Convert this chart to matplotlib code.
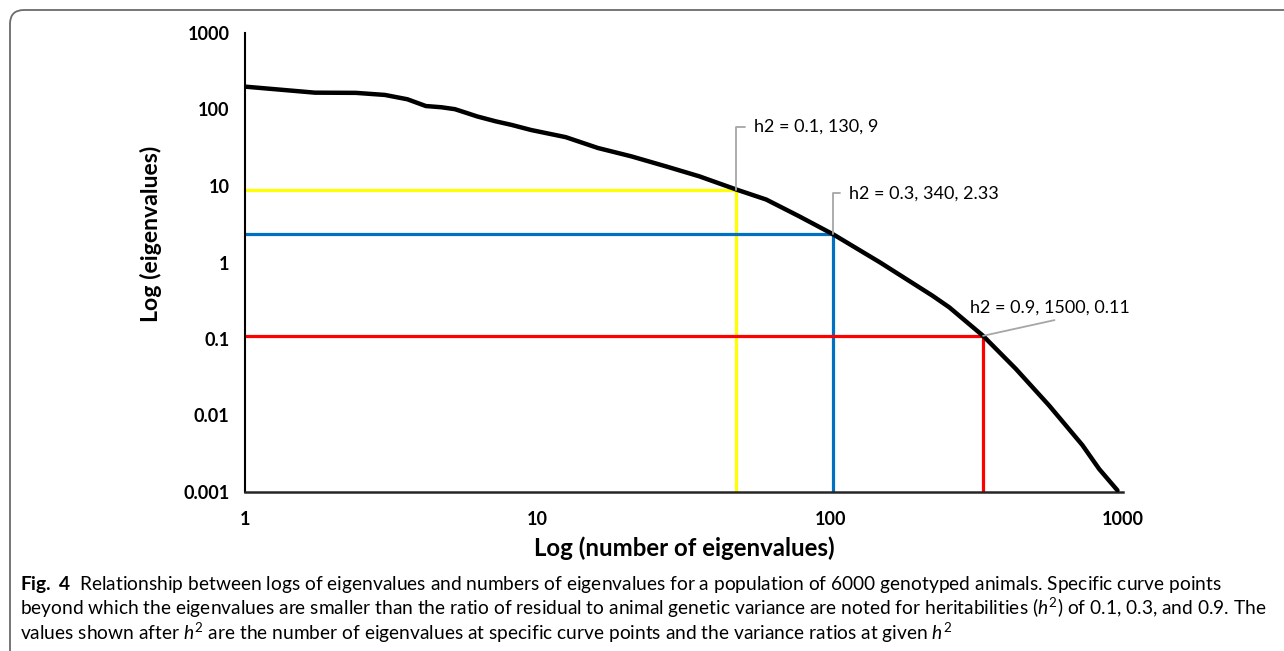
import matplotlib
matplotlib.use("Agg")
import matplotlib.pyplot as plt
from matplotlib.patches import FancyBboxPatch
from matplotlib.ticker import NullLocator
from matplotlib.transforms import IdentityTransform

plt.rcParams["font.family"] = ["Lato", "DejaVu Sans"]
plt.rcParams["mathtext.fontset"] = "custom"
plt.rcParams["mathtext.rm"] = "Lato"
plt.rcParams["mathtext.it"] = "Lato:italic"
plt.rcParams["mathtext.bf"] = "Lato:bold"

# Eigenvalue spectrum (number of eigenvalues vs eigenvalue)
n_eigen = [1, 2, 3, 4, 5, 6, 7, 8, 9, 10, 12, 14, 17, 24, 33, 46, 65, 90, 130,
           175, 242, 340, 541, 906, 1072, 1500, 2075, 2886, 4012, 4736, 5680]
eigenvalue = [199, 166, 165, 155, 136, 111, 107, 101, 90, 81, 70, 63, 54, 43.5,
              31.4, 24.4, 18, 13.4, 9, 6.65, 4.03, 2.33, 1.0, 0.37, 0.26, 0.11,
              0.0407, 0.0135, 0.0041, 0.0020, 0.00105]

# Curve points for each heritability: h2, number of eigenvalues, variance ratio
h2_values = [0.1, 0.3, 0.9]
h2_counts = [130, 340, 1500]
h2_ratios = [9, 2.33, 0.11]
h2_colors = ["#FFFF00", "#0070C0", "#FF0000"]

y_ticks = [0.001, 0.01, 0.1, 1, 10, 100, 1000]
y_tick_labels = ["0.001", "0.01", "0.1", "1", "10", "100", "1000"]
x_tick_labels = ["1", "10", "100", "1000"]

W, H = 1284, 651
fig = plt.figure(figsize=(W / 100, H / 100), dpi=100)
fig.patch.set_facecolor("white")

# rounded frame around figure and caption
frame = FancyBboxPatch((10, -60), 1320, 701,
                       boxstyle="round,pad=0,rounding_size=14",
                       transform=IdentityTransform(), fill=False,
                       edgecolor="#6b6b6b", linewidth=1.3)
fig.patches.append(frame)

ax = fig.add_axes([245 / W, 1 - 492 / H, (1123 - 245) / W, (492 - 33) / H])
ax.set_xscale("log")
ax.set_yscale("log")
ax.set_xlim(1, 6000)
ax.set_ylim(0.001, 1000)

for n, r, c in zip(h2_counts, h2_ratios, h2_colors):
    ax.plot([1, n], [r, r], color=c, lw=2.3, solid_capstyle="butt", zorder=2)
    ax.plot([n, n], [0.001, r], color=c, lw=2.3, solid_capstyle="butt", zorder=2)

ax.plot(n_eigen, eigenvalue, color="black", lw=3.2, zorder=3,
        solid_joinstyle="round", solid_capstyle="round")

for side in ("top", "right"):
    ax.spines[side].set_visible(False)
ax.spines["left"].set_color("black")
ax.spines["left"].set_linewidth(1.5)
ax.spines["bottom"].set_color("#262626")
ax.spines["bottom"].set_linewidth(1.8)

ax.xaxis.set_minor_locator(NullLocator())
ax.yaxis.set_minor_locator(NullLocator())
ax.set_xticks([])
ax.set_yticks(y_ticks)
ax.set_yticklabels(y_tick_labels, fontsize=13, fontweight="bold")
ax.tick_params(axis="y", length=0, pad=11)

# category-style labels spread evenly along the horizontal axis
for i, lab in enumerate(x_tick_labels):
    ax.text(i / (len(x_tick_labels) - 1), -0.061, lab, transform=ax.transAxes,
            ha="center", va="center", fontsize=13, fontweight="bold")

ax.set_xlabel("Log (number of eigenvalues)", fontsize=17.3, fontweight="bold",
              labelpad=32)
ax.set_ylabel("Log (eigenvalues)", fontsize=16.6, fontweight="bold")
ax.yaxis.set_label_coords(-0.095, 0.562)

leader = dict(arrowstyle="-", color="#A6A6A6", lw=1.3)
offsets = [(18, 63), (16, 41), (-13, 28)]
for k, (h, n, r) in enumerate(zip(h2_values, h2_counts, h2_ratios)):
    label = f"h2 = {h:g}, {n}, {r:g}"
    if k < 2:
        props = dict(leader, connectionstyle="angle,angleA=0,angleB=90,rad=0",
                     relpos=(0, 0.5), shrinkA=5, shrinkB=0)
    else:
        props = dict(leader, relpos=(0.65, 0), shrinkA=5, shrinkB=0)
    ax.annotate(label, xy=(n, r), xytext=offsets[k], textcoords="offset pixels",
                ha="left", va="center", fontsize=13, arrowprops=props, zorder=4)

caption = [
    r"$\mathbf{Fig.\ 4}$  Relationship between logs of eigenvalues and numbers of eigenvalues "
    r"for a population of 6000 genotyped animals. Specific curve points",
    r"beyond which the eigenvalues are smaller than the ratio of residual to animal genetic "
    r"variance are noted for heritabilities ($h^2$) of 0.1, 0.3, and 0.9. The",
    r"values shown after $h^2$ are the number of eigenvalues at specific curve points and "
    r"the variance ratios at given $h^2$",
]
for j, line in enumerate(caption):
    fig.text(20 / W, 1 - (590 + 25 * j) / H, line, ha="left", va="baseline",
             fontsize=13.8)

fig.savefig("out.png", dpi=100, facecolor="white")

────────────────────────────────────────

GIVEN TASK:
Gather each line from the listing above that holds "matplotlib".

COMPLETE ANSWER:
Convert this chart to matplotlib code.
import matplotlib
matplotlib.use("Agg")
import matplotlib.pyplot as plt
from matplotlib.patches import FancyBboxPatch
from matplotlib.ticker import NullLocator
from matplotlib.transforms import IdentityTransform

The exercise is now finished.